Hat sich mit dieser Verschiebung auch die Ware, die sie ordern, verändert?
Es ist sogar wieder traditioneller geworden. Man kauft sie authentisch. Und das hilft natürlich unserer Gesamtstilistik und Aussage, weil wir diesen traditionellen Part sehr gerne pflegen. Und da ist momentan auch noch kein Ende der Fahnenstange in Sicht.
Sie erwähnten gerade ein zweistelliges Minus aufgrund der Witterung. Wo gibt es Nachholbedarf?
Die Kleiderschränke sind voll, also es ist kein Nachholbedarf, sondern ein Aufholbedarf. Ganz klar, Sportswear, Mantel, Outerwear und Strick. Die hochwinterlichen Produktgruppen leiden momentan.

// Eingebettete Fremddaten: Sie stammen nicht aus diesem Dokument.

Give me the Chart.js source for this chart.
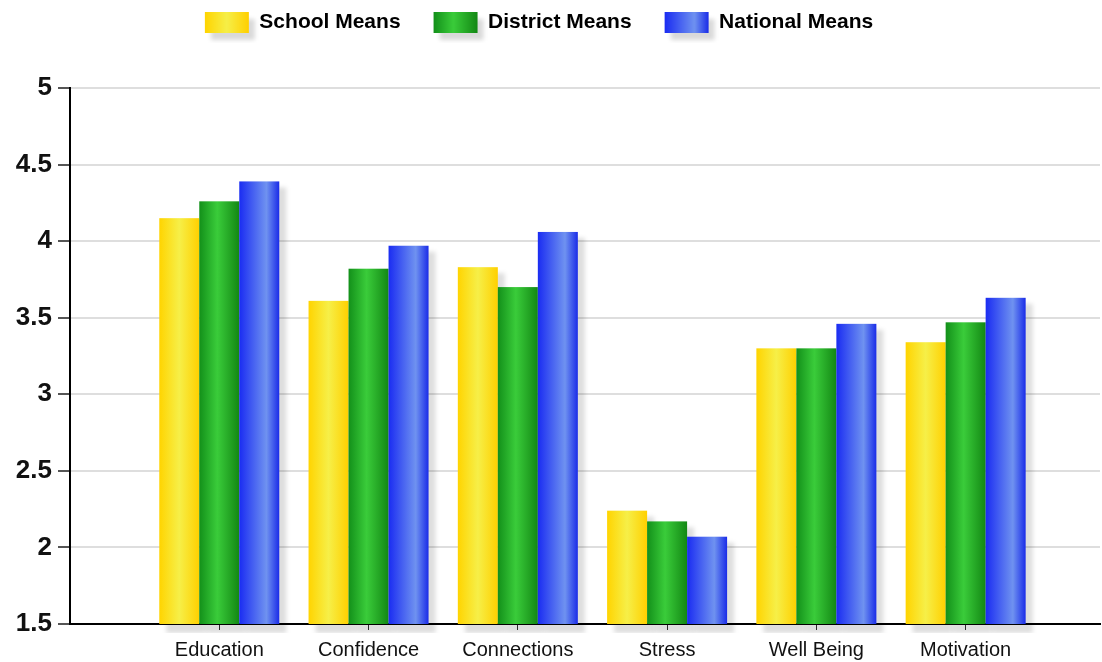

Die Thematik des Wetters scheint jede Wintersaison erneut thematisiert zu werden…
Es ist in der Hinsicht lustig, dass wir jedes Jahr wieder darüber reden, dass es ein zu warmer Herbst war und dass die Wintermäntel noch auf der Stange hängen. Aber ganz ehrlich, wir gehen es ja auch falsch an.
Als wir in Deutschland den normalen gesetzlichen Sale Ende Januar verlassen haben, haben wir versucht, die Saison künstlich zu verlängern. Dabei wurden Lieferant:innen dazu verdonnert, Winterware im Sommer auszuliefern, um somit einen möglichst langen Verkaufszeitraum zu haben, obwohl man genau weiß, dass man sie in diesen Wochen nicht verkaufen wird. Bezahlen muss man allerdings trotzdem und schon kommt es an vielen Stellen zu Liquiditätsengpässen, die wiederum Hysterie auslösen. Also beginnen ab September und Oktober, ohne dass die Saison überhaupt annähernd begonnen hat, bereits die Preisschlachten.
Man muss der Branche diesen schizophrenen Sale-Preis-Druck nehmen. Da sind die Lieferant:innen und die Händler:innen in der Pflicht.
Was wünschen Sie sich für die bevorstehende Saison?
Ich freue mich auf jeden Fall auf eine sehr, sehr demütige Haltung aller Marktteilnehmer:innen im nächsten Jahr.